The untold details of wrestling practice


Serena Sherwood and Amelia Nored

Dodgeball, cartwheels, and handstands. These are a few of the unexpected activities that are incorporated into wrestling practice.
“One of the main games we play at practice is dodgeball. If we’re not playing dodgeball, we’re playing some weird interpretation of dodgeball,” sophomore Colby Van Ry said. “Everything we do has a spin of wrestling on it.”
The wrestling team decided to try out the idea of playing games in order to balance hard work and fun at practice.
“Our version of dodgeball isn’t where everyone is throwing at each other with a ton of dodgeballs on the ground. It’s one ball, with twenty people around it, and then we run at each other,” junior wrestler Philip Vu said.
Dodgeball helps boost the team’s morale and improve their wrestling technique.
“The games work on different techniques for wrestling. For dodgeball, it works on speed, footwork, and it’s a lot of fun,” head coach Chris Harlin said.

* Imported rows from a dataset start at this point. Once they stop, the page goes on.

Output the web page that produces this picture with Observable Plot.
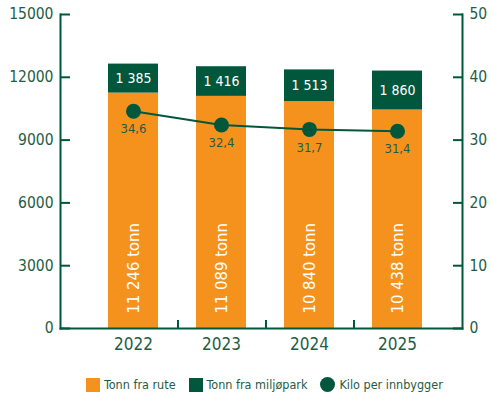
<!DOCTYPE html>
<html><head><meta charset="utf-8">
<script src="https://cdn.jsdelivr.net/npm/d3@7"></script>
<script src="https://cdn.jsdelivr.net/npm/@observablehq/plot@0.6"></script>
<style>
body{margin:0;background:#fff;font-family:"DejaVu Sans Condensed","DejaVu Sans",sans-serif;font-stretch:condensed;}
#legend{display:flex;align-items:center;gap:13px;margin-left:86px;margin-top:15px;font-size:12.5px;color:#1e5d45;}
.item{display:flex;align-items:center;gap:4px;}
.sw{width:14px;height:14px;display:inline-block;}
</style></head><body>
<div id="chart"></div>
<div id="legend"></div>
<script>
const years = ["2022", "2023", "2024", "2025"];
const rute = [11246, 11089, 10840, 10438];
const miljo = [1385, 1416, 1513, 1860];
const kilo = [34.6, 32.4, 31.7, 31.4];
const leftTicks = [0, 3000, 6000, 9000, 12000, 15000];
const rightTicks = [0, 10, 20, 30, 40, 50];
const seriesNames = ["Tonn fra rute", "Tonn fra miljøpark", "Kilo per innbygger"];
const seriesColors = ["#f5921e", "#00573b", "#00573b"];
const ratio = 15000 / 50;

const green = "#00573b";
const textGreen = "#1e5d45";
const fmt = v => d3.format(",")(v).replace(/,/g, " ");
const fmtDec = v => d3.format(".1f")(v).replace(".", ",");

const rows = [];
years.forEach((y, i) => {
  rows.push({year: y, series: seriesNames[0], value: rute[i]});
  rows.push({year: y, series: seriesNames[1], value: miljo[i]});
});
const info = years.map((y, i) => ({year: y, rute: rute[i], miljo: miljo[i], kilo: kilo[i]}));

const plot = Plot.plot({
  width: 491,
  height: 362,
  marginTop: 14,
  marginBottom: 34,
  marginLeft: 60,
  marginRight: 29,
  style: {fontFamily: '"DejaVu Sans Condensed","DejaVu Sans",sans-serif', fontStretch: "condensed", background: "#fff"},
  x: {domain: years, paddingInner: 0.427, paddingOuter: 0.472, align: 0.55},
  y: {domain: [0, 15000]},
  color: {domain: seriesNames.slice(0, 2), range: seriesColors.slice(0, 2)},
  marks: [
    Plot.barY(rows, {x: "year", y: "value", fill: "series"}),
    Plot.frame({anchor: "left", stroke: green, strokeWidth: 2}),
    Plot.frame({anchor: "right", stroke: green, strokeWidth: 2}),
    Plot.frame({anchor: "bottom", stroke: green, strokeWidth: 2}),
    Plot.axisY({anchor: "left", ticks: leftTicks, tickSize: -10, tickPadding: 17, tickFormat: d => String(d), fontSize: 15.5, color: textGreen, stroke: green, strokeWidth: 2, label: null}),
    Plot.axisY({anchor: "right", ticks: rightTicks.map(d => d * ratio), tickSize: -10, tickPadding: 17, tickFormat: d => String(d / ratio), fontSize: 15.5, color: textGreen, stroke: green, strokeWidth: 2, label: null}),
    Plot.axisX({anchor: "bottom", ticks: years.slice(0, 3), tickSize: -8, dx: 44.5, text: null, stroke: green, strokeWidth: 2, label: null}),
    Plot.axisX({anchor: "bottom", tickSize: 0, tickPadding: 9, fontSize: 17, color: textGreen, label: null}),
    Plot.text(info, {x: "year", y: d => d.rute + d.miljo / 2, text: d => fmt(d.miljo), fill: "white", fontSize: 14}),
    Plot.text(info, {x: "year", y: () => 0, text: d => fmt(d.rute) + " tonn", rotate: -90, textAnchor: "start", dy: -15, fill: "white", fontSize: 16.5}),
    Plot.line(info, {x: "year", y: d => d.kilo * ratio, stroke: green, strokeWidth: 2}),
    Plot.dot(info, {x: "year", y: d => d.kilo * ratio, r: 7.5, fill: green}),
    Plot.text(info, {x: "year", y: d => d.kilo * ratio, text: d => fmtDec(d.kilo), dy: 18, fill: textGreen, fontSize: 13})
  ]
});
document.getElementById("chart").appendChild(plot);

const legend = document.getElementById("legend");
seriesNames.forEach((name, i) => {
  const item = document.createElement("div");
  item.className = "item";
  const sw = document.createElement("span");
  sw.className = "sw";
  sw.style.background = seriesColors[i];
  if (i === 2) { sw.style.borderRadius = "50%"; sw.style.width = "15px"; sw.style.height = "15px"; }
  const t = document.createElement("span");
  t.textContent = name;
  item.appendChild(sw); item.appendChild(t);
  legend.appendChild(item);
});
</script>
</body></html>
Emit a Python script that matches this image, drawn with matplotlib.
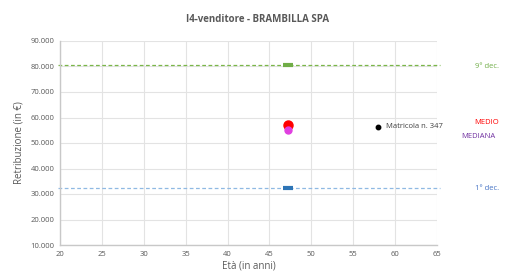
import matplotlib
matplotlib.use("Agg")
import matplotlib.pyplot as plt
from matplotlib.ticker import FuncFormatter

plt.rcParams['font.family'] = ['Open Sans', 'DejaVu Sans']

title = "I4-venditore - BRAMBILLA SPA"
xlabel = "Età (in anni)"
ylabel = "Retribuzione (in €)"

dec_line_x = [19.8, 65.4]
dec9_value = 80700
dec1_value = 32200
group_age = 47.2
medio_value = 57000
mediana_value = 55000
matricola_age = 58.0
matricola_value = 56400
matricola_label = "Matricola n. 347"

xticks = [20, 25, 30, 35, 40, 45, 50, 55, 60, 65]
yticks = [10000, 20000, 30000, 40000, 50000, 60000, 70000, 80000, 90000]

fig = plt.figure(figsize=(5.17, 2.75), dpi=100)
ax = fig.add_axes([60/517, 1-245/275, (437-60)/517, (245-41)/275])
ax.set_xlim(20, 65)
ax.set_ylim(10000, 90000)
ax.set_xticks(xticks)
ax.set_yticks(yticks)
ax.yaxis.set_major_formatter(FuncFormatter(lambda v, p: f"{int(v):,}".replace(",", ".")))
ax.grid(True, color="#e3e3e3", linewidth=0.8)
ax.set_axisbelow(True)
for s in ["top", "right"]:
    ax.spines[s].set_visible(False)
for s in ["left", "bottom"]:
    ax.spines[s].set_color("#c8c8c8")
    ax.spines[s].set_linewidth(1.0)
ax.tick_params(length=0, labelsize=5.5, colors="#595959", pad=4)

ax.plot(dec_line_x, [dec9_value]*2, color="#7ab648", linestyle=(0, (3, 2)), linewidth=0.9, clip_on=False)
ax.plot(dec_line_x, [dec1_value]*2, color="#8fb9e3", linestyle=(0, (3, 2)), linewidth=0.9, clip_on=False)
ax.plot([group_age], [dec9_value], marker="_", markersize=7.5, markeredgewidth=3, color="#70ad47")
ax.plot([group_age], [dec1_value], marker="_", markersize=7.5, markeredgewidth=3, color="#2e75b6")
ax.plot([group_age], [medio_value], marker="o", markersize=6.5, color="#ff0000", linestyle="none")
ax.plot([group_age], [mediana_value], marker="o", markersize=5, color="#e040e0", linestyle="none")
ax.plot([matricola_age], [matricola_value], marker="o", markersize=3.2, color="black", linestyle="none")
ax.text(matricola_age + 0.9, matricola_value, matricola_label, fontsize=5.5, color="#404040", va="center", ha="left")

fig.text(487/517, 1-66/275, "9° dec.", color="#70ad47", fontsize=5.5, ha="center", va="center")
fig.text(487/517, 1-123/275, "MEDIO", color="#ff0000", fontsize=5.5, ha="center", va="center")
fig.text(478/517, 1-136/275, "MEDIANA", color="#7030a0", fontsize=5.5, ha="center", va="center")
fig.text(487/517, 1-188/275, "1° dec.", color="#4472c4", fontsize=5.5, ha="center", va="center")

fig.text(258/517, 1-20/275, title, fontsize=7, fontweight="bold", color="#595959", ha="center", va="center")
ax.set_xlabel(xlabel, fontsize=7, color="#595959", labelpad=2)
ax.set_ylabel(ylabel, fontsize=7, color="#595959", labelpad=4)

fig.savefig("out.png", dpi=100)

In addition, the wrestling team includes cartwheels and handstands in their warm-ups and workouts to boost arm strength.
“At the beginning, we run around the mats, do some cartwheels, and walk on our hands. For workouts, we sometimes do handstand pushups,” sophomore Matthew Nonis said.
Although this just sounds like fun and games, wrestling practice is intense and requires an incredible amount of energy and focus. Wrestlers do high intensity workouts every practice. Examples of workouts include using workout ropes to build upper body strength, hanging from an overhead bar and bringing their knees up to their elbows, and cardio.
“Practice is physically exhausting, but putting in the hard work is always worth it in the end,” Vu said.